Die grundsätzliche Bedeutung der Veröffentlichung von Gerichtsentscheidungen vorausgeschickt, muss daher vorliegend das Interesse des Beschwerdeführers als Mitautor eines baurechtlichen Standardwerkes an der Auswertung der angeforderten Entscheidung zur Aktualisierung des von ihm kommentierten Werkes als überwiegendes öffentliches Interesse eingestuft werden. Dem steht nicht entgegen, dass der Beschwerdeführer als Autor und der Fachveriag auch ein wirtschaftliches Interesse an der Publikation besitzen, da ein solches aufgrund der grundsätzlichen Bedeutung der Veröffentlichung gerichtlicher Entscheidung und deren Auswertung durch die Literatur zurücktreten muss. Vor diesem Hintergrund ist auch das der Behörde nach § 4 Abs. 6 JVKostO zustehende Ermessen auf Null reduziert. § 261 Abs 3 SGB III findet auf den vorliegenden Sachverhalt keine Anwendung.

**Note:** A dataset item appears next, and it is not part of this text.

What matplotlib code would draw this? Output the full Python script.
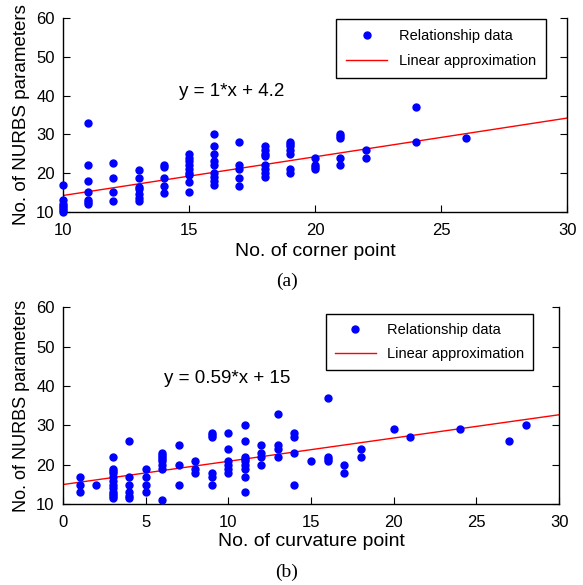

Die Entscheidung ergeht gerichtsgebührenfrei, Kosten werden nicht erstattet, § 14 Abs. 9 KostO i.V.m. § 13 Abs. 1 JVKostO.
Die weitere Beschwerde wird zugelassen, weil die zu entscheidende Frage grundsätzliche Bedeutung hat ( § 14 Abs. 5 KostO i.V.m. § 13 Abs. 1 JVKostO ).